The answer to your question is more complicated then yes or no. There are maybes and sometimes that apply to your purchase also. Vistana Village resort is a mandatory resort and that has different rules that apply then a voluntary resort.


----------



## tomandrobin (Sep 14, 2006)

tomandrobin said:
			
		

> Go to the Hotel Based Resorts section and post. That where the Starwood guru's hang out.
> 
> The answer to your question is more complicated then yes or no. There are maybes and sometimes that apply to your purchase also. Vistana Village resort is a mandatory resort and that has different rules that apply then a voluntary resort.


 
This info is from the Starwood FAQ : 



ELIGIBILITY


All weeks purchased directly from the developer (Starwood) are assigned a StarOption and StarPoint value and the owner may participate fully in the programs.  Resale weeks (not purchased directly from Starwood) may or may not participate in the SVN program using StarOptions.  Since I originally wrote this article, Starwood will allow third party buyers (resale) of “SVN mandatory” resorts to participate in SVN.  Third party buyers (resale) of  “SVN Voluntary” resorts cannot participate in SVN.  If considering the purchase of a resale week, you should contact owner services to confirm eligibility.  Resale weeks are not assigned a StarPoints value, so resale owners will not be allowed to exchange for SPG StarPoints, regardless if they are SVN mandatory or SVN voluntary resorts.  









Resorts that are “SVN mandatory”
SVN membership mandatory for developer buyers; optional for resale buyers:



Harborside Resort 
Vistana Villages 
Westin St. John 
Westin Ka'anapali 
Westin Kierland Villas 


Resorts that are “SVN voluntary”
SVN membership voluntary for developer buyers; not available to resale buyers



Vistana Resort 
Broadway Plantation 
Desert Oasis 
Lakeside Terrace 
PGA Vacation Resort 
Mountain Vista 
Westin Mission Hills


----------



## Denise L (Sep 14, 2006)

Hey, congratulations  ! I saw your winning bid on the auction yesterday.

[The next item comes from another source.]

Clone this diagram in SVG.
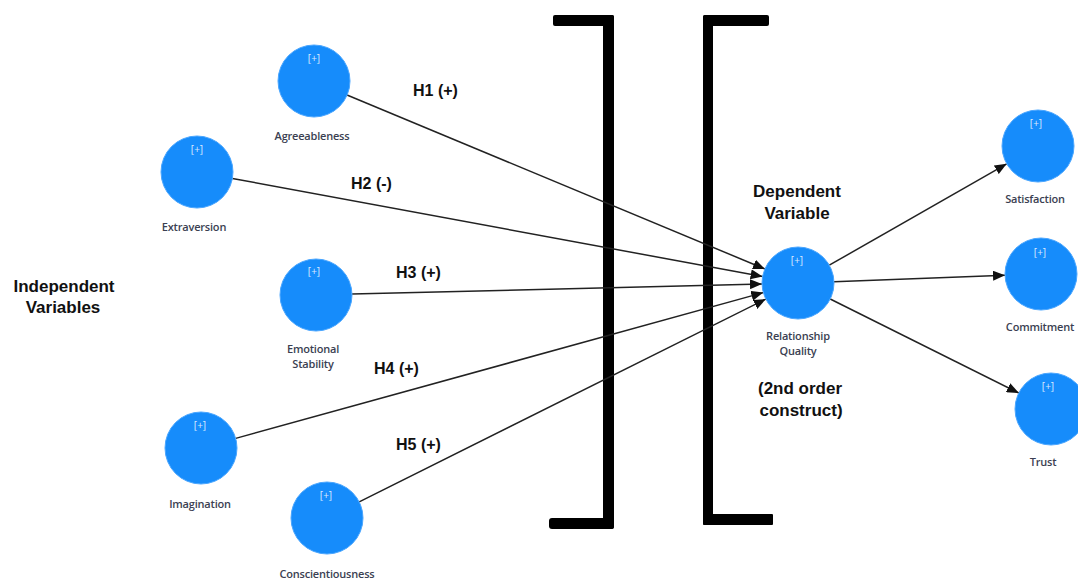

You won't be able to convert your week to Starpoints, but there have been people who have purchased resale, then developer, and had their resales "requalified" with Starpoint conversion capabilities. In addition, their resale would count toward Elite status if it was requalified. Like others said, check out the Hotel-based Timeshare Systems board for more information.


----------



## DavidnRobin (Sep 14, 2006)

Yes - congrats.  I was watching the auction also - I almost bid, but would rather have a closer SVN mandatory as a home resort, but you got SOs for a good price - now you can exchange via SVN (mandatory) and spend less.

tomandrobin are correct - go to the Hotel-based section - lots of info there.

By buying resale - you can exchange with other mandatory SVN resorts (Ka'anapali, Kierland, Harborside, St John), and soon Princeville (Kauai).  You cannot convert to StarPoints - many here say it is not worth it and resale is the way to go - others like their Developer purchase benefits.  We lean to the resale side.


----------



## lizfox (Sep 14, 2006)

Thanks for all the info- it was very helpful.  I'm very glad I purchased at an SVN mandatory resort!  Does anyone know how much this same timeshare would sell for if purchased directly from the resort?  I purchased 67,100 Starwood StarOptions at Sheraton's Vistana Villages.


----------



## Denise L (Sep 14, 2006)

Last I heard, two bedrooms were $17.2K to $22.9K, depending on the season.


----------